My Master’s thesis was itself a historiography, which reconsiders previous historical conclusions based on new techniques of analysis and understanding, information, societal custom, etc. Historiography is, in a sense, a debate between historians about what the truth in history actually is, and how the process of studying the past should be carried out.
I had to include this statue of Napoleon Bonaparte, who served as Emperor of France from 1804-1814, and again in 1815 during a period known as the Hundred Days. Bonaparte led France to the height of continental power, before his empire collapsed in 1814.
The Gardens at Versailles
Once you’ve had enough of touring the palace interior, return your audio guide and head outside into the fresh air. The exit, pictured above, is located just beyond the A nice ramp makes the path wheelchair accessible, and will lead you out into a courtyard. You can venture off in many directions, and I recommend you take in as much of the beauty as possible. Here are a few photographs I snapped while touring the gardens myself:
The gardens are wheelchair accessible, and the pathways are primarily a hard and composed of dirt with some gravel mixed in. Some of the pathways are inclined, so manual wheelchair users may need a push back up the hills. The gardens include all manner of flowers and shrubbery, plus fountains and ponds. It is truly a beautiful stroll on a nice day, and well worth your time.
If you are visiting in the summer months and plan to spend time outside in the gardens, be sure to pack some sunscreen!
Getting to/from Versailles with a Wheelchair
Travelers staying in Paris can reach Chateau Versailles by taxi or train. Taxi fares from downtown Paris will typically cost € 40,00 to € 60,00, depending on time of day and traffic conditions. Wheelchair accessible taxis are readily available, and I used one to get to the palace myself. More information on accessible cabs in Paris and the surrounding area is available here.
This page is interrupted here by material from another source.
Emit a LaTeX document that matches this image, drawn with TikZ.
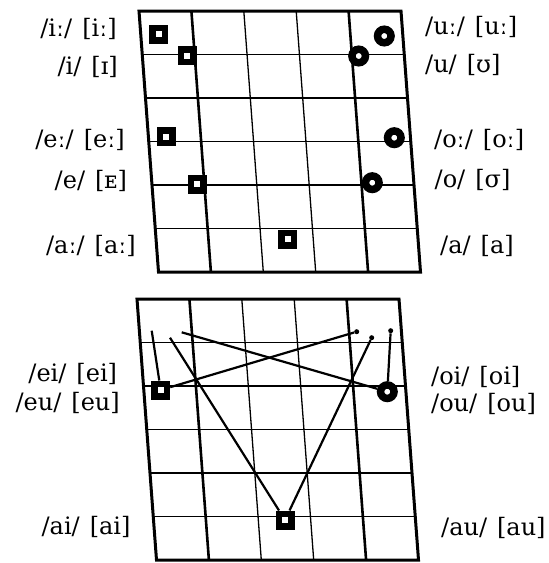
\documentclass[tikz,border=0pt]{standalone}
\usepackage{fontspec}
\setmainfont{DejaVu Serif}
\usepackage{tikz}
\usetikzlibrary{calc}
\newcommand{\vpair}[2]{/#1/\hspace{10pt}[#2]}

\begin{document}
\begin{tikzpicture}[x=1pt,y=-1pt,
  frame/.style={line width=3pt,line join=miter},
  thickln/.style={line width=2.6pt},
  thinln/.style={line width=1.3pt},
  sqmark/.style={rectangle,draw,fill=white,line width=6.5pt,minimum size=12.5pt,inner sep=0pt},
  rdmark/.style={circle,draw,fill=white,line width=7.5pt,minimum size=13.5pt,inner sep=0pt},
  glide/.style={line width=2.2pt},
  enddot/.style={circle,fill,inner sep=0pt,minimum size=5pt},
  lbl/.style={font=\fontsize{24}{27}\selectfont,inner sep=0pt}]
\useasboundingbox (0,0) rectangle (549,563);
\foreach \c/\ox/\oy in {top/139/11,bot/137/299} {
   \coordinate (\c-tl) at (\ox,\oy);
   \coordinate (\c-tr) at (\ox+262,\oy);
   \coordinate (\c-bl) at (\ox+19.5,\oy+261);
   \coordinate (\c-br) at (\ox+281.5,\oy+261);
   \foreach \i/\w in {1/thickln,2/thinln,3/thinln,4/thickln} {
      \draw[\w] ($(\c-tl)!\i/5!(\c-tr)$) -- ($(\c-bl)!\i/5!(\c-br)$);
   }
   \foreach \j/\w in {1/thinln,2/thickln,3/thinln,4/thickln,5/thinln} {
      \draw[\w] ($(\c-tl)!\j/6!(\c-bl)$) -- ($(\c-tr)!\j/6!(\c-br)$);
   }
   \draw[frame] (\c-tl) -- (\c-tr) -- (\c-br) -- (\c-bl) -- cycle;
}
% monophthongs
\node[sqmark](ii) at (158.7,34.3) {};
\node[sqmark](i) at (187.3,55.7) {};
\node[sqmark](ee) at (166,136.7) {};
\node[sqmark](e) at (197.3,184.3) {};
\node[sqmark](aa) at (287.7,239.3) {};
\node[rdmark](uu) at (384.3,36) {};
\node[rdmark](u) at (358.7,56) {};
\node[rdmark](oo) at (394.3,137.7) {};
\node[rdmark](o) at (372.3,182.7) {};
\node[lbl,anchor=east](l-ii) at (117,28.5) {\vpair{iː}{iː}};
\node[lbl,anchor=east](l-i) at (118,67) {\vpair{i}{ɪ}};
\node[lbl,anchor=east](l-ee) at (125,140) {\vpair{eː}{eː}};
\node[lbl,anchor=east](l-e) at (127.3,181) {\vpair{e}{ᴇ}};
\node[lbl,anchor=east](l-aa) at (136,246) {\vpair{aː}{aː}};
\node[lbl,anchor=west](l-uu) at (425,27) {\vpair{uː}{uː}};
\node[lbl,anchor=west](l-u) at (425,65) {\vpair{u}{ʊ}};
\node[lbl,anchor=west](l-oo) at (434,140) {\vpair{oː}{oː}};
\node[lbl,anchor=west](l-o) at (434.5,180) {\vpair{o}{σ}};
\node[lbl,anchor=west](l-a) at (440,246) {\vpair{a}{a}};
% diphthongs
\node[sqmark](eg) at (160.7,390) {};
\node[rdmark](og) at (387.3,391.7) {};
\node[sqmark](ag) at (285,520) {};
\coordinate (eiEnd) at (151.7,330.7);
\coordinate (oiEnd) at (181.7,332.3);
\coordinate (aiEnd) at (170,337.7);
\node[enddot](euEnd) at (356.7,331.7) {};
\node[enddot](ouEnd) at (390.7,330.7) {};
\node[enddot](auEnd) at (371.7,337.7) {};
\draw[glide] (eg) -- (eiEnd);
\draw[glide] (eg) -- (euEnd);
\draw[glide] (og) -- (oiEnd);
\draw[glide] (og) -- (ouEnd);
\draw[glide] (ag) -- (aiEnd);
\draw[glide] (ag) -- (auEnd);
\node[lbl,anchor=east](l-ei) at (117.3,374) {\vpair{ei}{ei}};
\node[lbl,anchor=east](l-eu) at (120,403) {\vpair{eu}{eu}};
\node[lbl,anchor=east](l-ai) at (130.7,527) {\vpair{ai}{ai}};
\node[lbl,anchor=west](l-oi) at (431,377) {\vpair{oi}{oi}};
\node[lbl,anchor=west](l-ou) at (431,404) {\vpair{ou}{ou}};
\node[lbl,anchor=west](l-au) at (441,528) {\vpair{au}{au}};
\end{tikzpicture}
\end{document}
To save money, use public transportation. The RER train, line L offers service from the Paris-St. Lazare Train Station to the Versailles-Rive Droite station. Both stations are wheelchair accessible, but wheelchair users will need to request a ramp. This can be done at the station information desks. Rive Droite station is approximately 1.5 km from the palace’s main gate. This is certainly roll-able, but visitors should understand that there is a great deal of distance that can be covered inside of the palace and its gardens. Keep an eye on your power wheelchair’s battery life!
More information on using the Paris public transportation system as a wheelchair user can be found here.
I encountered Versailles often in my studies as a student, both at university and also in grade school. It was great to finally see it firsthand. I was afraid that it would not live up to the hype it received from my teachers and history books.
As you can see from the photographs here – it did. I was especially pleased that the property was so wheelchair accessible. Elevators allowed me to access the different levels, and the only obstacle was the crowds. A visit to this historic chateau is definitely worth your time – regardless of your level of physical ability. I had a wonderful time, was able to “nerd out” a bit, and will be hard-pressed to find a more luxurious palace tour anywhere in the world.